Mar 9, 2006

God speaks culturally

I've been reading Act's chapter 2 recently and as I was reading it something occurred to me. I have always looked at it as the model text for the church. Teaching, meeting needs and fellowship; the pillars of a growing body of believers. But as I reviewed the text, what stood out to me was not the model for the church, but the response of the people as the disciples began to teach prior to the formation of the church. There were many different cultures represented there and as the disciples began to speak, all of them heard truth in their own language. And they were blown away.

What made the church so successful and grow by great numbers that day was it's ability to bridge the cultural gap and speak everyone’s language. Suddenly, there was a multicultural, multiethnic congregation and a diversity that never existed before in history. Up until the time of Christ, God followers were primarily Jewish and any that claimed to follow God that were not Jewish, did not associate with Israel.

Overnight the followers of God took on a new face, the face of the people. And ministry was redefined in a moment.
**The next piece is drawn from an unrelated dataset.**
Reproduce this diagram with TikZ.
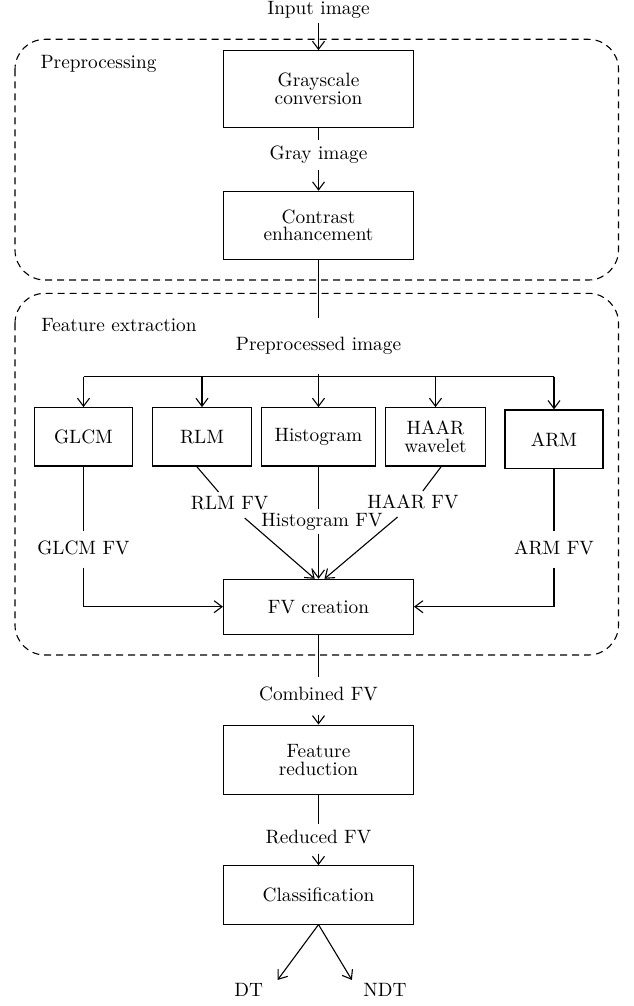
\documentclass[tikz,border=0pt]{standalone}
\usepackage{fontspec}
\setmainfont{lmroman10-regular}[Extension=.otf]
\usetikzlibrary{arrows.meta}
\begin{document}
\begin{tikzpicture}[x=1pt, y=-1pt,
  line width=1.1pt,
  >={Straight Barb[length=8pt,width=12pt]},
  font=\fontsize{19.3pt}{17.7pt}\selectfont,
  blk/.style={draw, rectangle, align=center, inner sep=0pt},
  lbl/.style={inner xsep=3pt, inner ysep=#1, text height=13.2pt, text depth=3.8pt},
  lbl/.default=4pt,
  grouptitle/.style={anchor=west, inner sep=0pt, text height=13.2pt, text depth=3.8pt},
  groupbox/.style={draw, dash pattern=on 7pt off 5pt, rounded corners=30pt}]

\useasboundingbox (0,0) rectangle (633,1006);

% dashed stage frames
\draw[groupbox] (15,39.3) rectangle (618.5,280);
\draw[groupbox] (15,293.3) rectangle (618.5,655);
\node[grouptitle] (pp) at (40,63.5) {Preprocessing};
\node[grouptitle] (fe) at (40.7,327) {Feature extraction};

% preprocessing chain
\node[lbl=4pt] (in) at (318.5,10) {Input image};
\node[blk, minimum width=190pt, minimum height=76.6pt] (gs) at (318.5,89) {Grayscale\\conversion};
\node[lbl=6pt] (gray) at (318.5,155) {Gray image};
\node[blk, minimum width=190pt, minimum height=68pt] (ce) at (318.5,225.3) {Contrast\\enhancement};
\node[lbl=19pt] (pre) at (318.5,346) {Preprocessed image};

\draw[->] (in) -- (gs);
\draw (gs) -- (gray);
\draw[->] (gray) -- (ce);
\draw (ce) -- (pre);

% branch bar
\coordinate (b1) at (83.5,376.7);
\coordinate (b2) at (202,376.7);
\coordinate (b3) at (318.5,376.7);
\coordinate (b4) at (435.5,376.7);
\coordinate (b5) at (554,376.7);
\draw (pre) -- (b3);
\draw (b1) -- (b5);

% feature extractors
\node[blk, minimum width=98.4pt, minimum height=58.3pt] (glcm) at (83.5,436.8) {GLCM};
\node[blk, minimum width=99.4pt, minimum height=58.3pt] (rlm) at (202,436.8) {RLM};
\node[blk, minimum width=114.7pt, minimum height=58.3pt] (hist) at (318.5,436.8) {Histogram};
\node[blk, minimum width=99.6pt, minimum height=58.3pt] (haar) at (435.5,436.8) {HAAR\\wavelet};
\node[blk, minimum width=98pt, minimum height=58.7pt] (arm) at (554,439.3) {ARM};

\draw[->] (b1) -- (glcm);
\draw[->] (b2) -- (rlm);
\draw[->] (b3) -- (hist);
\draw[->] (b4) -- (haar);
\draw[->] (b5) -- (arm);

% feature vector creation
\node[blk, minimum width=190pt, minimum height=54.7pt] (fv) at (318.5,606.7) {FV creation};

\node[lbl=9pt] (gfv) at (83.5,549.5) {GLCM FV};
\node[lbl=9pt] (afv) at (554,549.5) {ARM FV};
\node[lbl=4pt] (rfv) at (229.7,505) {RLM FV};
\node[lbl=3pt] (hfv) at (322,521.5) {Histogram FV};
\node[lbl=4pt] (hrfv) at (413,504) {HAAR FV};

\draw (glcm) -- (gfv);
\draw[->] (gfv) |- (fv.west);
\draw (arm) -- (afv);
\draw[->] (afv) |- (fv.east);

\draw ([xshift=-5.3pt]rlm.south) -- (rfv);
\draw[->] (rfv) -- ([xshift=-3.8pt]fv.north);

\draw (hist) -- (hist |- hfv.north);
\draw[->] (hist |- hfv.south) -- (hist |- fv.north);

\draw ([xshift=5.8pt]haar.south) -- (hrfv);
\draw[->] (hrfv) -- ([xshift=6pt]fv.north);

% reduction and classification
\node[lbl=10.3pt] (cfv) at (318.5,696) {Combined FV};
\node[blk, minimum width=190pt, minimum height=69.3pt] (fr) at (318.5,759.7) {Feature\\reduction};
\node[lbl=5.5pt] (redfv) at (318.5,839) {Reduced FV};
\node[blk, minimum width=190pt, minimum height=58.3pt] (cls) at (318.5,894.9) {Classification};
\node[lbl=3pt] (dt) at (248.7,992) {DT};
\node[lbl=3pt] (ndt) at (385,992) {NDT};

\draw (fv) -- (cfv);
\draw[->] (cfv) -- (fr);
\draw (fr) -- (redfv);
\draw[->] (redfv) -- (cls);
\draw[->] (cls.south) -- ([xshift=11pt]dt.north east);
\draw[->] (cls.south) -- ([xshift=-8pt]ndt.north west);

\end{tikzpicture}
\end{document}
How things were done in the past would not work anymore. Church as they knew it needed to change.

So much of the New Testament teaching is culturally based and yet so much of our methodology for church programming springs from the pages of this book. What Paul was laying out for the church in His epistles was not explaining how Old Testament teachings applied to that day. It was new paradigms for life and ministry. Judaism was passing away and Christianity was being birthed.

I believe that we are in an age of new paradigms and as in Paul’s day, it's hard for the church to embrace new. New is dangerous. New is confusing. New doesn't fit the mold.

Well, I think it's time to break the mold. In fact, I think the church is a little moldy as well. Every once in a while we scrape of the old stuff and say it's fresh again.

It's time to start from scratch and create a movement of God that speaks the language of our culture and then watch the world marvel at hearing God's voice in its own tongue for the first time again. Then and only then can we begin to create a thing called the church as it will be determined by the culture and the culture will give it a new name, in it’s own tongue, that describes the what it sees…people who live like Christ.